**STATED GOAL:** It is required that the lines from the top of the listing through the line with "const tenenciaY = [0.198, -0.189, -0.565, -0.769];" be reproduced exactly, excluding pictures.

**RECORDED INFORMATION:**
<<<<

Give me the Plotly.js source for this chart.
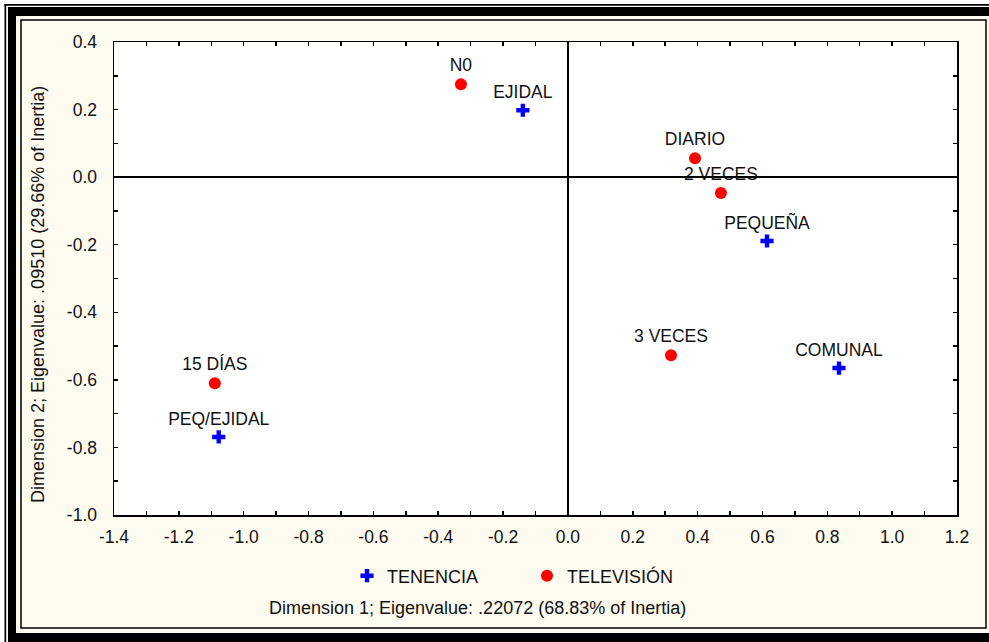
<!DOCTYPE html>
<html><head><meta charset="utf-8">
<script src="https://cdn.plot.ly/plotly-3.0.1.min.js"></script>
<style>html,body{margin:0;padding:0;background:#fff}</style>
</head><body><div id="chart" style="width:989px;height:642px"></div>
<script>
const tenenciaLabels = ["EJIDAL", "PEQUEÑA", "COMUNAL", "PEQ/EJIDAL"];
const tenenciaX = [-0.139, 0.614, 0.836, -1.077];
const tenenciaY = [0.198, -0.189, -0.565, -0.769];

const televisionLabels = ["N0", "DIARIO", "2 VECES", "3 VECES", "15 DÍAS"];
const televisionX = [-0.330, 0.392, 0.472, 0.318, -1.089];
const televisionY = [0.275, 0.056, -0.047, -0.527, -0.610];

const xTickVals = [-1.4, -1.2, -1.0, -0.8, -0.6, -0.4, -0.2, 0.0, 0.2, 0.4, 0.6, 0.8, 1.0, 1.2];
const xTickText = ["-1.4", "-1.2", "-1.0", "-0.8", "-0.6", "-0.4", "-0.2", "0.0", "0.2", "0.4", "0.6", "0.8", "1.0", "1.2"];
const yTickVals = [-1.0, -0.8, -0.6, -0.4, -0.2, 0.0, 0.2, 0.4];
const yTickText = ["-1.0", "-0.8", "-0.6", "-0.4", "-0.2", "0.0", "0.2", "0.4"];

const xTitle = "Dimension 1; Eigenvalue: .22072 (68.83% of Inertia)";
const yTitle = "Dimension 2; Eigenvalue: .09510 (29.66% of Inertia)";

const FONT = "Liberation Sans, Arial, sans-serif";
const CREAM = "#FDFBEF";
const L = 114, T = 42, W = 843, H = 473;
function px(x) { return (x - L) / W; }
function py(y) { return (T + H - y) / H; }
function rect(x0, y0, x1, y1, fill) {
  return {type: 'rect', xref: 'paper', yref: 'paper', layer: 'above',
    x0: px(x0), x1: px(x1), y0: py(y1), y1: py(y0),
    fillcolor: fill, line: {width: 0}};
}

const shapes = [
  rect(0, 0, 989, 7, '#ffffff'),
  rect(0, 0, 8, 642, '#ffffff'),
  rect(4.5, 4, 989, 5.7, '#000000'),
  rect(4.5, 4, 6.2, 642, '#000000'),
  rect(8, 7, 989, 16, '#000000'),
  rect(8, 7, 16, 642, '#000000'),
  rect(8, 633, 989, 642, '#000000'),
  {type: 'rect', xref: 'paper', yref: 'paper', layer: 'above',
    x0: px(21), x1: px(986), y0: py(628), y1: py(20),
    line: {color: '#000000', width: 1.5}, fillcolor: 'rgba(0,0,0,0)'}
];

const traces = [
  {type: 'scatter', mode: 'markers+text', name: 'TENENCIA',
   x: tenenciaX, y: tenenciaY, text: tenenciaLabels,
   textposition: 'top center', textfont: {family: FONT, size: 17.5, color: '#111'},
   marker: {symbol: 'cross', size: 11, color: '#0000FF'}, cliponaxis: false},
  {type: 'scatter', mode: 'markers+text', name: 'TELEVISIÓN',
   x: televisionX, y: televisionY, text: televisionLabels,
   textposition: 'top center', textfont: {family: FONT, size: 17.5, color: '#111'},
   marker: {symbol: 'circle', size: 12, color: '#FF0000'}, cliponaxis: false}
];

const axisCommon = {
  tickmode: 'array', ticks: 'inside', ticklen: 4, tickwidth: 1.5, tickcolor: '#000',
  showline: true, linecolor: '#000', linewidth: 1.5, mirror: 'ticks',
  showgrid: false, zeroline: true, zerolinecolor: '#000', zerolinewidth: 1.5,
  tickfont: {family: FONT, size: 17.5, color: '#111'},
  minor: {tickmode: 'linear', tick0: 0, dtick: 0.1, ticks: 'inside', ticklen: 4,
          tickwidth: 1.5, tickcolor: '#000', showgrid: false}
};

const layout = {
  width: 989, height: 642,
  margin: {l: L, r: 989 - L - W, t: T, b: 642 - T - H},
  paper_bgcolor: CREAM, plot_bgcolor: '#ffffff',
  font: {family: FONT, color: '#111'},
  xaxis: Object.assign({}, axisCommon, {range: [-1.4, 1.2], tickvals: xTickVals, ticktext: xTickText, ticklabelstandoff: 5}),
  yaxis: Object.assign({}, axisCommon, {range: [-1.0, 0.4], tickvals: yTickVals, ticktext: yTickText, ticklabelstandoff: 12}),
  showlegend: true,
  legend: {orientation: 'h', x: px(347), xanchor: 'left', y: py(576), yanchor: 'middle',
           font: {family: FONT, size: 18, color: '#111'}, bgcolor: 'rgba(0,0,0,0)',
           entrywidth: 135, itemclick: false},
  annotations: [
    {text: xTitle, xref: 'paper', yref: 'paper', x: px(477), y: py(608),
     xanchor: 'center', yanchor: 'middle', showarrow: false,
     font: {family: FONT, size: 18, color: '#111'}},
    {text: yTitle, xref: 'paper', yref: 'paper', x: px(38), y: py(295),
     xanchor: 'center', yanchor: 'middle', showarrow: false, textangle: -90,
     font: {family: FONT, size: 18, color: '#111'}}
  ],
  shapes: shapes
};

Plotly.newPlot('chart', traces, layout, {displayModeBar: false, staticPlot: true});
</script>
</body></html>
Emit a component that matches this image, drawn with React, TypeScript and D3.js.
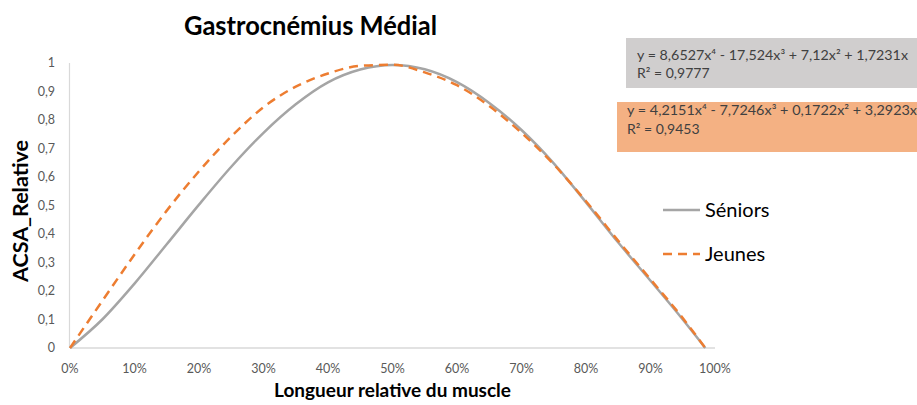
import React from "react";
import * as d3 from "d3";

// ---- data ----
const xPositions = [0, 0.05, 0.1, 0.15, 0.2, 0.25, 0.3, 0.35, 0.4, 0.45, 0.5, 0.55, 0.6, 0.65, 0.7, 0.75, 0.8, 0.85, 0.9, 0.95, 0.985];
const seniors = [0, 0.1, 0.226, 0.364, 0.503, 0.636, 0.755, 0.855, 0.932, 0.977, 0.993, 0.978, 0.933, 0.86, 0.765, 0.648, 0.511, 0.37, 0.236, 0.1, 0];
const jeunes = [0, 0.165, 0.328, 0.482, 0.62, 0.742, 0.845, 0.917, 0.963, 0.99, 0.994, 0.967, 0.922, 0.849, 0.755, 0.644, 0.515, 0.376, 0.241, 0.105, 0];
const yTicks = [0, 0.1, 0.2, 0.3, 0.4, 0.5, 0.6, 0.7, 0.8, 0.9, 1];
const yTickLabels = ["0", "0,1", "0,2", "0,3", "0,4", "0,5", "0,6", "0,7", "0,8", "0,9", "1"];
const xTicks = [0, 0.1, 0.2, 0.3, 0.4, 0.5, 0.6, 0.7, 0.8, 0.9, 1];
const xTickLabels = ["0%", "10%", "20%", "30%", "40%", "50%", "60%", "70%", "80%", "90%", "100%"];
const seriesNames = ["Séniors", "Jeunes"];
const equationSeniors = ["y = 8,6527x⁴ - 17,524x³ + 7,12x² + 1,7231x", "R² = 0,9777"];
const equationJeunes = ["y = 4,2151x⁴ - 7,7246x³ + 0,1722x² + 3,2923x", "R² = 0,9453"];
const title = "Gastrocnémius Médial";
const xTitle = "Longueur relative du muscle";
const yTitle = "ACSA_Relative";

const W = 917;
const H = 405;
const FONT = "Lato, 'Open Sans', sans-serif";

export default function App() {
  const x = d3.scaleLinear().domain([0, 1]).range([70, 715]);
  const y = d3.scaleLinear().domain([0, 1]).range([348, 63]);
  const line = d3
    .line<[number, number]>()
    .x((d) => x(d[0]))
    .y((d) => y(d[1]))
    .curve(d3.curveMonotoneX);
  const sPts: [number, number][] = xPositions.map((v, i) => [v, seniors[i]]);
  const jPts: [number, number][] = xPositions.map((v, i) => [v, jeunes[i]]);

  return (
    <svg width={W} height={H} style={{ position: "absolute", left: 0, top: 0, background: "#fff" }} fontFamily={FONT}>
      <rect x={0} y={0} width={W} height={H} fill="#fff" />
      {/* title */}
      <text x={184} y={35} fontSize={27} fontWeight={700} fill="#000" textLength={253} lengthAdjust="spacingAndGlyphs">{title}</text>

      {/* axes */}
      <line x1={x(0)} x2={x(1)} y1={y(0)} y2={y(0)} stroke="#D9D9D9" strokeWidth={1.5} />
      <line x1={x(0) - 0.5} x2={x(0) - 0.5} y1={y(0)} y2={y(1)} stroke="#D9D9D9" strokeWidth={1.2} />

      {yTicks.map((t, i) => (
        <text key={"y" + i} x={55} y={y(t)} dy="0.35em" textAnchor="end" fontSize={12.5} fill="#595959">
          {yTickLabels[i]}
        </text>
      ))}
      {xTicks.map((t, i) => (
        <text key={"x" + i} x={x(t)} y={373} textAnchor="middle" fontSize={12.5} fill="#595959">
          {xTickLabels[i]}
        </text>
      ))}

      <text x={(x(0) + x(1)) / 2} y={397} textAnchor="middle" fontSize={18} fontWeight={700} fill="#000" textLength={237} lengthAdjust="spacingAndGlyphs">
        {xTitle}
      </text>
      <text transform={`translate(28, 211) rotate(-90)`} textAnchor="middle" fontSize={21} fontWeight={700} fill="#000" textLength={142} lengthAdjust="spacingAndGlyphs">
        {yTitle}
      </text>

      {/* series */}
      <path d={line(sPts) || ""} fill="none" stroke="#A5A5A5" strokeWidth={2.5} strokeLinejoin="round" />
      <path d={line(jPts) || ""} fill="none" stroke="#ED7D31" strokeWidth={2.5} strokeDasharray="9,6" />

      {/* legend */}
      <line x1={663} x2={700} y1={210} y2={210} stroke="#A5A5A5" strokeWidth={2.5} />
      <text x={705} y={217} fontSize={20} fill="#000">{seriesNames[0]}</text>
      <line x1={663} x2={700} y1={254} y2={254} stroke="#ED7D31" strokeWidth={2.5} strokeDasharray="9,6" />
      <text x={705} y={261} fontSize={20} fill="#000">{seriesNames[1]}</text>

      {/* equation boxes */}
      <rect x={626} y={38} width={300} height={50} fill="#D0CECE" />
      <text x={637} y={60} fontSize={14} fill="#404040" textLength={271} lengthAdjust="spacingAndGlyphs">{equationSeniors[0]}</text>
      <text x={637} y={78} fontSize={14} fill="#404040">{equationSeniors[1]}</text>
      <rect x={617} y={102} width={310} height={50} fill="#F4B183" />
      <text x={627} y={115} fontSize={14} fill="#404040" textLength={290} lengthAdjust="spacingAndGlyphs">{equationJeunes[0]}</text>
      <text x={627} y={134} fontSize={14} fill="#404040">{equationJeunes[1]}</text>
    </svg>
  );
}
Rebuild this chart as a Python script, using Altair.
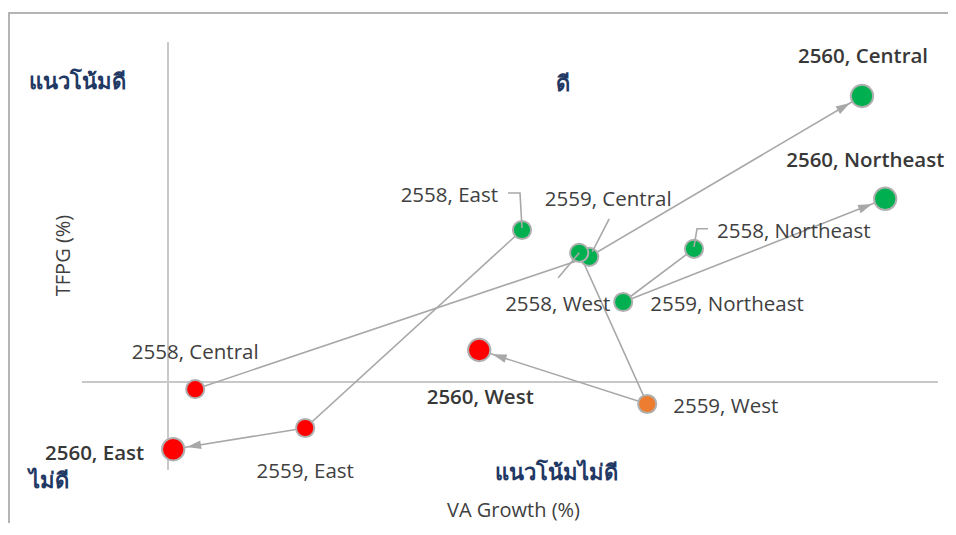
import math
import altair as alt
import pandas as pd

# ---------------- data ----------------
regions = ["Central", "East", "Northeast", "West"]
years = [2558, 2559, 2560]
va_growth = {
    "Central": [0.68, 10.53, 17.35],
    "East": [8.85, 3.43, 0.13],
    "Northeast": [13.15, 11.38, 17.93],
    "West": [10.28, 11.98, 7.78],
}
tfpg = {
    "Central": [-0.18, 3.13, 7.15],
    "East": [3.80, -1.15, -1.68],
    "Northeast": [3.33, 2.00, 4.58],
    "West": [3.23, -0.55, 0.80],
}
status = {
    "Central": ["bad", "good", "good"],
    "East": ["good", "bad", "bad"],
    "Northeast": ["good", "good", "good"],
    "West": ["good", "watch", "bad"],
}
quadrant_labels = ["แนวโน้มดี", "ดี", "ไม่ดี", "แนวโน้มไม่ดี"]
quadrant_x = [-2.27, 9.88, -2.97, 9.70]
quadrant_y = [7.50, 7.45, -2.47, -2.27]
x_title = "VA Growth (%)"
y_title = "TFPG (%)"

# ---------------- layout ----------------
W, H = 940, 515
PX = 40.0  # pixels per data unit on both axes
X_DOMAIN = [-4.0, 19.5]
Y_DOMAIN = [-(H - 374) / PX, 374 / PX]
FONT = "Open Sans"
TXT = "#404040"
GREY = "#a8a8a8"
LABEL_SIZE = 20.5

# label offsets in px from the point: (dx, dy, align)
LABEL_POS = {
    ("Central", 2558): (0, -36, "center"),
    ("Central", 2559): (19, -57, "center"),
    ("Central", 2560): (1, -39, "center"),
    ("East", 2558): (-24, -34, "right"),
    ("East", 2559): (0, 44, "center"),
    ("East", 2560): (-29, 5, "right"),
    ("Northeast", 2558): (23, -17, "left"),
    ("Northeast", 2559): (27, 3, "left"),
    ("Northeast", 2560): (-99, -38, "left"),
    ("West", 2558): (31, 52, "right"),
    ("West", 2559): (26, 3, "left"),
    ("West", 2560): (1, 48, "center"),
}
# leader lines, px offsets from the point
LEADERS = {
    ("East", 2558): [(-14, -37), (-2, -37), (0, -2)],
    ("Central", 2559): [(20, -38), (3, -5)],
    ("West", 2558): [(-21, 25), (0, 0)],
    ("Northeast", 2558): [(14, -20), (3, -20), (0, -2)],
}

rows = []
for r in regions:
    for i, yr in enumerate(years):
        rows.append({"region": r, "year": yr, "va": va_growth[r][i], "tfpg": tfpg[r][i],
                     "status": status[r][i], "label": f"{yr}, {r}"})
df = pd.DataFrame(rows)

lab_rows = []
for row in rows:
    dx, dy, al = LABEL_POS[(row["region"], row["year"])]
    lab_rows.append({"label": row["label"], "lx": row["va"] + dx / PX, "ly": row["tfpg"] - dy / PX,
                     "al": al, "bold": bool(row["year"] == 2560)})
labels_df = pd.DataFrame(lab_rows)

lead_rows = []
for (r, yr), pts in LEADERS.items():
    base = df[(df["region"] == r) & (df["year"] == yr)].iloc[0]
    for k, (dx, dy) in enumerate(pts):
        lead_rows.append({"id": f"{r}{yr}", "seq": k, "x": base["va"] + dx / PX, "y": base["tfpg"] - dy / PX})
leaders_df = pd.DataFrame(lead_rows)

# arrowheads at the last point of each path
arrow_rows = []
for r in regions:
    x1, y1 = va_growth[r][1], tfpg[r][1]
    x2, y2 = va_growth[r][2], tfpg[r][2]
    dxp, dyp = (x2 - x1) * PX, -(y2 - y1) * PX
    L = math.hypot(dxp, dyp)
    ux, uy = dxp / L, dyp / L
    back = 14.0 + 7.0
    ang = math.degrees(math.atan2(ux, -uy)) % 360
    arrow_rows.append({"region": r, "x": x2 - ux * back / PX, "y": y2 + uy * back / PX, "angle": ang})
arrows_df = pd.DataFrame(arrow_rows)

quad_df = pd.DataFrame({"t": quadrant_labels, "x": quadrant_x, "y": quadrant_y})

xs = alt.Scale(domain=X_DOMAIN, nice=False, zero=False)
ys = alt.Scale(domain=Y_DOMAIN, nice=False, zero=False)

x_axis = alt.Axis(title=x_title, labels=False, ticks=False, domain=False, grid=False,
                  titleX=505, titleY=-13, titleBaseline="middle", titleAlign="center",
                  titleFont=FONT, titleFontSize=20, titleFontWeight="normal", titleColor=TXT)
y_axis = alt.Axis(title=y_title, labels=False, ticks=False, domain=False, grid=False,
                  titleX=55, titleY=247, titleAngle=270, titleBaseline="middle", titleAlign="center",
                  titleFont=FONT, titleFontSize=20, titleFontWeight="normal", titleColor=TXT)


def X(f):
    return alt.X(f, scale=xs, axis=x_axis)


def Y(f):
    return alt.Y(f, scale=ys, axis=y_axis)


dummy = pd.DataFrame({"a": [0]})
frame_top = alt.Chart(dummy).mark_rule(color="#b4b4b4", strokeWidth=2).encode(
    x=alt.value(0), x2=alt.value(W), y=alt.value(5))
frame_left = alt.Chart(dummy).mark_rule(color="#b4b4b4", strokeWidth=2).encode(
    x=alt.value(1), y=alt.value(5), y2=alt.value(H))

cross = pd.DataFrame({"x": [0, -2.15], "x2": [0, 19.25], "y": [-2.2, 0], "y2": [8.5, 0]})
cross_lines = alt.Chart(cross).mark_rule(color="#c8c8c8", strokeWidth=2).encode(
    x=X("x:Q"), x2="x2:Q", y=Y("y:Q"), y2="y2:Q")

paths = alt.Chart(df).mark_line(color=GREY, strokeWidth=1.6).encode(
    x=X("va:Q"), y=Y("tfpg:Q"), detail="region:N", order="year:O")

heads = alt.Chart(arrows_df).mark_point(shape="M0,-1L0.62,1L-0.62,1Z", filled=True, opacity=1,
                                        color=GREY, size=200, strokeWidth=0).encode(
    x=X("x:Q"), y=Y("y:Q"), angle=alt.Angle("angle:Q", scale=None))

points = alt.Chart(df).mark_circle(opacity=1, stroke="#b0b0b0", strokeWidth=2).encode(
    x=X("va:Q"), y=Y("tfpg:Q"),
    color=alt.Color("status:N", scale=alt.Scale(domain=["good", "bad", "watch"],
                                                range=["#00b050", "#ff0000", "#ed7d31"]), legend=None),
    size=alt.condition(alt.datum.year == 2560, alt.value(500), alt.value(330)))

leaders = alt.Chart(leaders_df).mark_line(color=GREY, strokeWidth=1.6).encode(
    x=X("x:Q"), y=Y("y:Q"), detail="id:N", order="seq:Q")

text_layers = []
for al in ["left", "center", "right"]:
    for bold in [False, True]:
        sub = labels_df[(labels_df["al"] == al) & (labels_df["bold"] == bold)]
        if len(sub) == 0:
            continue
        text_layers.append(alt.Chart(sub).mark_text(
            align=al, baseline="middle", font=FONT, fontSize=LABEL_SIZE,
            fontWeight=600 if bold else "normal", color="#383838" if bold else TXT).encode(
            x=X("lx:Q"), y=Y("ly:Q"), text="label:N"))

quad = alt.Chart(quad_df).mark_text(align="center", baseline="middle", font=FONT, fontSize=22,
                                    fontWeight="bold", color="#1f3864").encode(
    x=X("x:Q"), y=Y("y:Q"), text="t:N")

chart = alt.layer(frame_top, frame_left, cross_lines, paths, heads, points, leaders, *text_layers, quad
                  ).properties(width=W, height=H, padding=0, autosize=alt.AutoSizeParams(type="none")
                  ).configure_view(stroke=None)

chart.save("out.html", embed_options={"renderer": "svg", "actions": False})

>>>>

**FULL OUTPUT:**
Give me the Plotly.js source for this chart.
<!DOCTYPE html>
<html><head><meta charset="utf-8">
<script src="https://cdn.plot.ly/plotly-3.0.1.min.js"></script>
<style>html,body{margin:0;padding:0;background:#fff}</style>
</head><body><div id="chart" style="width:989px;height:642px"></div>
<script>
const tenenciaLabels = ["EJIDAL", "PEQUEÑA", "COMUNAL", "PEQ/EJIDAL"];
const tenenciaX = [-0.139, 0.614, 0.836, -1.077];
const tenenciaY = [0.198, -0.189, -0.565, -0.769];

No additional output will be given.